Mike’s girlfriends were a
different story. You could tell when he was on the hunt because he’d
wash his hair, about the time we all forgot he was a redhead. He
tried to take nice girls out but all they’d give him was the check
for dinner. Mike’s real specialty was getting call girls to give
him freebies. Our poolroom was on State Street in a shitty
neighborhood with a lot of cheap motels. It was old, dirty, and
smoky, a perfect home for lowlifes. We always had hookers stopping in
to get warm or wait for their dealers and pimps. If a girl met his
standards, namely, had a heartbeat, he would give me a wink and shoot
into the bathroom with the hand talc bottle. When he walked out,
there would be powder all around his nostrils and maybe a little on
his forehead for good measure, and then he’d deadpan. He’d walk
behind the counter, get some coffee, make small talk with a couple
regulars, then he’d say a casual hello to the hooker at the bar. Oh
my god if you can only imagine the kind of sudden interest the
streetwalker had in Mike.
Girls weren’t the only
ones he played tricks on. A lot of young guys came into the pool hall
looking to make a name for themselves. We all were the best players
within a couple states and had a reputation. Everybody new came in
nervous. We cultivated an image of knife fights and pool hustling in
our hall. In reality we were all just a bunch of jokesters under
Mike’s spell. Mike would always take the first crack at them. At
some point in the first hour or so of play, and only if Mike was
getting beat, when his opponent wasn’t paying attention, Mike would
tell the guy he had scratched (dropped the cue ball in the pocket by
mistake). The guy, still on edge, expecting to get knifed in the
bathroom or some shit, would go to every pocket on the table and find
no cue ball. Kind of freaking out, he’d look up at Mike, maybe a
little scared, or pissed even. And right there in Bozo’s front
pocket would be the unmistakable bulge of a pool ball. Mike always
stood a little funny; he had a way of throwing his shoulders back
almost behind him with his pelvis and belly sticking straight
forward. He’d exaggerate his posture just slightly and that cue
ball would look like the codpiece on a medieval knight. Then he’d
offer it to him with a straight face. “Ahh shit? Where the fuck’d
that cue ball go, didja lose that sonafabitch?” Totally serious.
Never cracking.
He could think fast too, he
had some kind of back east, big city magic. There was a really pretty
girl playing pool with her boyfriend one day – she had on this
tight t-shirt with some kind of writing on it that was totally
distorted by her ample breasts. Mike couldn’t stop staring. Finally
uncomfortable enough to say something, she asked him what was he
lookin’ at. Mike hadn’t known it was that obvious and he stumbled
out a little embarrassed he’d been caught: “I was just tryin’

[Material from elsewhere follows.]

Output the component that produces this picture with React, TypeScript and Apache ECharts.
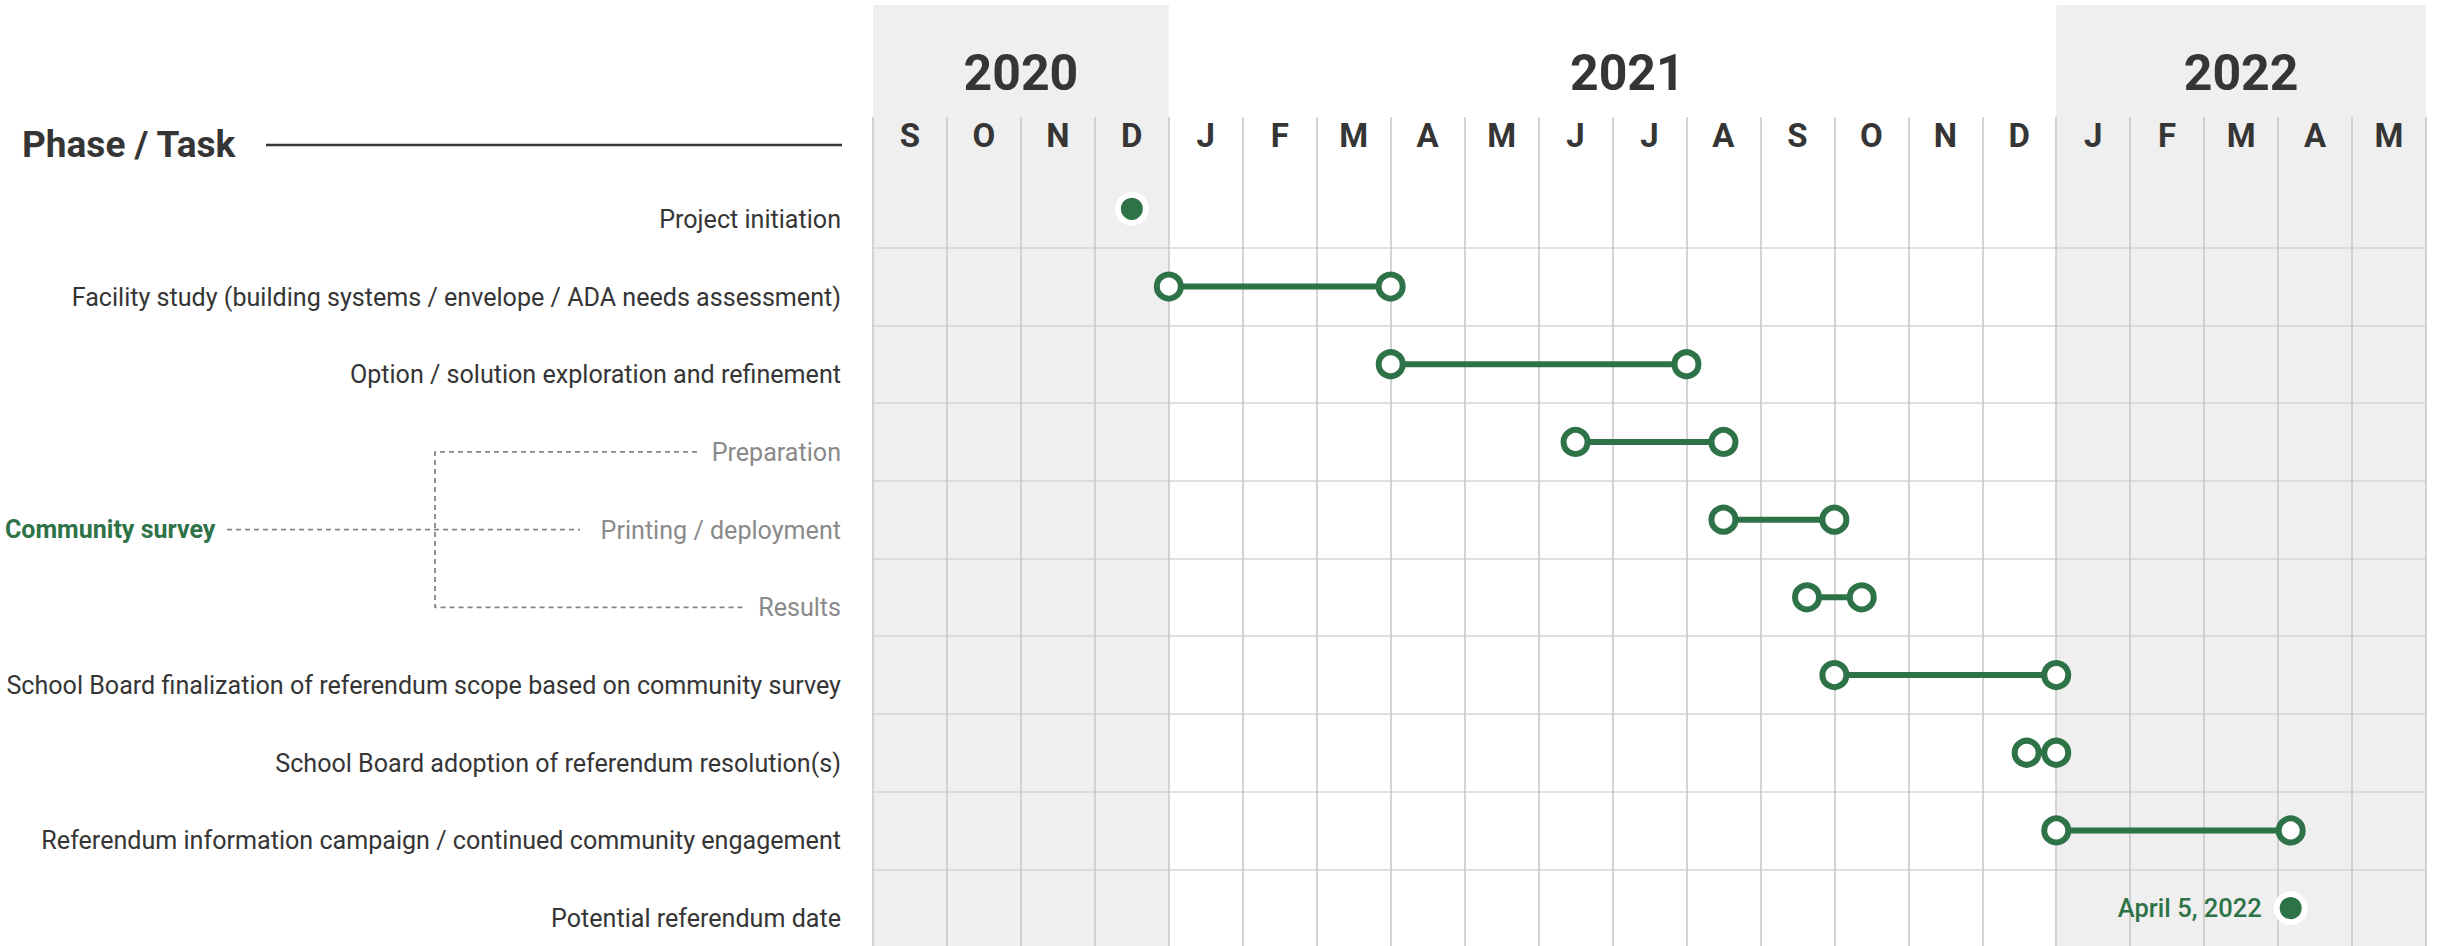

to read your shirt,” then, only missing a beat, he stretched his
arms out and said, “C’mer honey, I only read braille.”
Mike died in 1998 –
diabetes took his legs and his will to live. He stayed in a nursing
home that only brought him to the pool hall once a week, and without
being able to stand at the table, he died of a broken heart. He did
get the last laugh though. One of his specialties was the massé
shot, a terribly difficult downward stroke that causes the cue ball
to curve and swerve in beautiful swoops. It is horribly destructive
to pool tables if done improperly. After closing one night, all us
employees were sitting around drinking Lord Calvert, the unofficial
whisky of pool players. That week, we had hung framed signs all
around the pool hall which all said “Massé shots not allowed.” A
little sentimental, I told my companions, “You know, if Mike were
here, he’d shit a fit about those signs.” And at that moment
every one of the signs fell off the walls.